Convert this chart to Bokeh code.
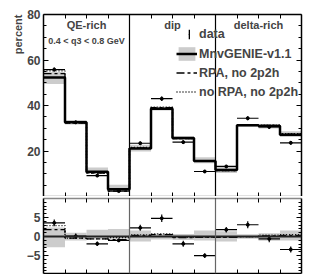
from bokeh.plotting import figure
from bokeh.models import (ColumnDataSource, Range1d, LinearAxis, FixedTicker, Span, Label,
                          Legend, LegendItem, Title)
from bokeh.layouts import column
from bokeh.embed import file_html
from bokeh.resources import INLINE

# ---------------- data ----------------
bin_edges = [0, 1, 2, 3, 4, 5, 6, 7, 8, 9, 10, 11, 12]
regions = ["QE-rich", "dip", "delta-rich"]
region_centers = [2, 6, 10]
region_dividers = [4, 8]
q3_label = "0.4 < q3 < 0.8 GeV"
legend_labels = ["data", "MnvGENIE-v1.1", "RPA, no 2p2h", "no RPA, no 2p2h"]

# top panel (percent)
mc_top = [52.3, 32.6, 10.9, 3.2, 21.1, 38.6, 25.7, 15.6, 11.6, 31.3, 31.0, 27.1]
data_top = [55.8, 32.6, 9.2, 2.4, 23.4, 43.0, 23.9, 11.0, 13.2, 34.4, 30.6, 23.6]
data_err = [0.9, 0.7, 0.6, 0.4, 0.8, 1.0, 0.8, 0.6, 0.7, 0.9, 0.9, 0.8]
rpa_no2p2h_top = [54.0, 32.3, 10.3, 2.4, 21.4, 39.1, 25.4, 15.4, 11.4, 31.3, 31.2, 27.4]
norpa_no2p2h_top = [55.2, 32.3, 10.3, 2.9, 21.6, 39.3, 25.5, 15.4, 11.4, 31.3, 31.4, 27.6]
band_hi = [2.4, 1.0, 1.8, 2.0, 1.6, 0.8, 0.7, 1.6, 1.4, 0.6, 0.9, 1.6]
band_lo = [-2.8, -1.0, -0.8, -0.6, -1.3, -0.8, -0.9, -1.0, -1.3, -0.6, -1.1, -1.0]

# bottom panel (difference to MnvGENIE-v1.1)
data_diff = [3.6, 0.1, -1.9, -1.0, 2.3, 4.8, -1.9, -5.0, 1.8, 3.1, -0.6, -3.4]
rpa_no2p2h_diff = [1.8, -0.4, -0.6, -0.8, 0.3, 0.5, -0.3, -0.2, -0.2, 0.0, 0.2, 0.3]
norpa_no2p2h_diff = [2.9, -0.4, -0.6, -0.3, 0.45, 0.7, -0.2, -0.2, -0.2, 0.0, 0.4, 0.5]

FONT = "Liberation Sans"
BAND = "#cccccc"
ERR_W = 0.055  # error-bar thickness in bin units

left = bin_edges[:-1]
right = bin_edges[1:]
mid = [(a + b) / 2 for a, b in zip(left, right)]


def step_y(vals):
    return list(vals) + [vals[-1]]


def hide_labels(ax):
    ax.major_label_text_font_size = "0px"
    ax.major_label_text_color = None
    ax.major_label_standoff = 0


def style_fig(p, yticks, yminor, top_color, bottom_color, tick_len=5):
    p.outline_line_color = None
    p.grid.visible = False
    p.background_fill_color = "white"
    p.border_fill_color = "white"
    xb = p.xaxis[0]
    xa = LinearAxis()
    p.add_layout(xa, "above")
    for ax, col in ((xb, bottom_color), (xa, top_color)):
        ax.ticker = FixedTicker(ticks=bin_edges[1:-1])
        ax.major_tick_in = 4
        ax.major_tick_out = 0
        ax.minor_tick_in = 0
        ax.minor_tick_out = 0
        hide_labels(ax)
        ax.axis_line_color = col
        ax.axis_line_width = 1.5
        ax.major_tick_line_color = "black"
    yl = p.yaxis[0]
    yr = LinearAxis()
    p.add_layout(yr, "right")
    for ax in (yl, yr):
        ax.ticker = FixedTicker(ticks=yticks, minor_ticks=yminor)
        ax.major_tick_in = tick_len
        ax.major_tick_out = 0
        ax.minor_tick_in = 3
        ax.minor_tick_out = 0
        ax.axis_line_color = "black"
        ax.axis_line_width = 1.5
    yl.major_label_text_font = FONT
    yl.major_label_text_font_style = "bold"
    yl.major_label_text_font_size = "12px"
    yl.major_label_standoff = 3
    hide_labels(yr)


# ---------------- top panel ----------------
p1 = figure(width=314, height=196, x_range=Range1d(0, 12), y_range=Range1d(0, 80),
            output_backend="svg", toolbar_location=None,
            min_border_left=43, min_border_right=13, min_border_top=14, min_border_bottom=0)

top_src = ColumnDataSource(dict(
    left=left, right=right, mid=mid,
    band_bot=[m + lo for m, lo in zip(mc_top, band_lo)],
    band_top=[m + hi for m, hi in zip(mc_top, band_hi)],
    data=data_top,
    dlo=[d - e for d, e in zip(data_top, data_err)],
    dhi=[d + e for d, e in zip(data_top, data_err)],
))

band_r = p1.quad(left="left", right="right", bottom="band_bot", top="band_top",
                 source=top_src, fill_color=BAND, line_color=None)
norpa_r = p1.step(x=bin_edges, y=step_y(norpa_no2p2h_top), mode="after",
                  line_color="black", line_width=1.3, line_dash="1 2")
rpa_r = p1.step(x=bin_edges, y=step_y(rpa_no2p2h_top), mode="after",
                line_color="black", line_width=1.3, line_dash="8 3 3 3")
mc_r = p1.step(x=bin_edges, y=step_y(mc_top), mode="after",
               line_color="black", line_width=2.5)
p1.segment(x0="left", x1="right", y0="data", y1="data", source=top_src,
           line_color="black", line_width=1.2)
err_r = p1.vbar(x="mid", width=ERR_W, bottom="dlo", top="dhi", source=top_src,
                fill_color="black", line_color=None)
dot_r = p1.scatter(x="mid", y="data", source=top_src, marker="circle", size=3,
                   fill_color="black", line_color="black")

for d in region_dividers:
    p1.add_layout(Span(location=d, dimension="height", line_color="black", line_width=1.2))

for name, c in zip(regions, region_centers):
    p1.add_layout(Label(x=c, y=75.6, text=name, text_align="center", text_baseline="middle",
                        text_font=FONT, text_font_style="bold", text_font_size="11px"))
p1.add_layout(Label(x=region_centers[0], y=68.3, text=q3_label, text_align="center",
                    text_baseline="middle", text_font=FONT, text_font_style="bold",
                    text_font_size="9px"))

style_fig(p1, [20, 40, 60, 80], [5, 10, 15, 25, 30, 35, 45, 50, 55, 65, 70, 75],
          "black", "#888888")

p1.add_layout(Title(text="percent", align="right", text_font=FONT, text_font_style="bold",
                    text_font_size="11px", standoff=1, offset=0), "left")


def style_legend(lg, gw, gh, standoff):
    lg.background_fill_alpha = 0
    lg.border_line_alpha = 0
    lg.padding = 0
    lg.margin = 0
    lg.spacing = 2
    lg.glyph_width = gw
    lg.glyph_height = gh
    lg.label_height = gh
    lg.label_standoff = standoff
    lg.label_text_font = FONT
    lg.label_text_font_style = "bold"
    lg.label_text_font_size = "12.5px"


legend_data = Legend(items=[LegendItem(label=legend_labels[0], renderers=[err_r, dot_r])],
                     location=(145, 155))
style_legend(legend_data, 2, 12, 9)
p1.add_layout(legend_data)

legend = Legend(items=[
    LegendItem(label=legend_labels[1], renderers=[band_r, mc_r]),
    LegendItem(label=legend_labels[2], renderers=[rpa_r]),
    LegendItem(label=legend_labels[3], renderers=[norpa_r]),
], location=(133, 96))
style_legend(legend, 21, 17, 2)
p1.add_layout(legend)

# ---------------- bottom panel ----------------
p2 = figure(width=314, height=78, x_range=p1.x_range, y_range=Range1d(-9.7, 10),
            output_backend="svg", toolbar_location=None,
            min_border_left=43, min_border_right=13, min_border_top=2, min_border_bottom=1)

bot_src = ColumnDataSource(dict(
    left=left, right=right, mid=mid,
    band_bot=band_lo, band_top=band_hi,
    data=data_diff,
    dlo=[d - e for d, e in zip(data_diff, data_err)],
    dhi=[d + e for d, e in zip(data_diff, data_err)],
))
p2.quad(left="left", right="right", bottom="band_bot", top="band_top",
        source=bot_src, fill_color=BAND, line_color=None)
p2.add_layout(Span(location=0, dimension="width", line_color="#222222", line_width=2))
p2.step(x=bin_edges, y=step_y(norpa_no2p2h_diff), mode="after",
        line_color="black", line_width=1.3, line_dash="1 2")
p2.step(x=bin_edges, y=step_y(rpa_no2p2h_diff), mode="after",
        line_color="black", line_width=1.3, line_dash="8 3 3 3")
p2.segment(x0="left", x1="right", y0="data", y1="data", source=bot_src,
           line_color="black", line_width=1.2)
p2.vbar(x="mid", width=ERR_W, bottom="dlo", top="dhi", source=bot_src,
        fill_color="black", line_color=None)
p2.scatter(x="mid", y="data", source=bot_src, marker="circle", size=3,
           fill_color="black", line_color="black")
for d in region_dividers:
    p2.add_layout(Span(location=d, dimension="height", line_color="#666666", line_width=1.2))

style_fig(p2, [-5, 0, 5], [-9, -8, -7, -6, -4, -3, -2, -1, 1, 2, 3, 4, 6, 7, 8, 9],
          "#888888", "black", tick_len=5)

layout = column(p1, p2, spacing=0)
open("out.html", "w").write(file_html(layout, INLINE))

WHAT IS NEEDED:
Restate the data word for word from its first line through the line with "-0.6, -1.1, -1.0]", leaving out any picture along the way.

OUTPUT OF THE TASK:
Convert this chart to Bokeh code.
from bokeh.plotting import figure
from bokeh.models import (ColumnDataSource, Range1d, LinearAxis, FixedTicker, Span, Label,
                          Legend, LegendItem, Title)
from bokeh.layouts import column
from bokeh.embed import file_html
from bokeh.resources import INLINE

# ---------------- data ----------------
bin_edges = [0, 1, 2, 3, 4, 5, 6, 7, 8, 9, 10, 11, 12]
regions = ["QE-rich", "dip", "delta-rich"]
region_centers = [2, 6, 10]
region_dividers = [4, 8]
q3_label = "0.4 < q3 < 0.8 GeV"
legend_labels = ["data", "MnvGENIE-v1.1", "RPA, no 2p2h", "no RPA, no 2p2h"]

# top panel (percent)
mc_top = [52.3, 32.6, 10.9, 3.2, 21.1, 38.6, 25.7, 15.6, 11.6, 31.3, 31.0, 27.1]
data_top = [55.8, 32.6, 9.2, 2.4, 23.4, 43.0, 23.9, 11.0, 13.2, 34.4, 30.6, 23.6]
data_err = [0.9, 0.7, 0.6, 0.4, 0.8, 1.0, 0.8, 0.6, 0.7, 0.9, 0.9, 0.8]
rpa_no2p2h_top = [54.0, 32.3, 10.3, 2.4, 21.4, 39.1, 25.4, 15.4, 11.4, 31.3, 31.2, 27.4]
norpa_no2p2h_top = [55.2, 32.3, 10.3, 2.9, 21.6, 39.3, 25.5, 15.4, 11.4, 31.3, 31.4, 27.6]
band_hi = [2.4, 1.0, 1.8, 2.0, 1.6, 0.8, 0.7, 1.6, 1.4, 0.6, 0.9, 1.6]
band_lo = [-2.8, -1.0, -0.8, -0.6, -1.3, -0.8, -0.9, -1.0, -1.3, -0.6, -1.1, -1.0]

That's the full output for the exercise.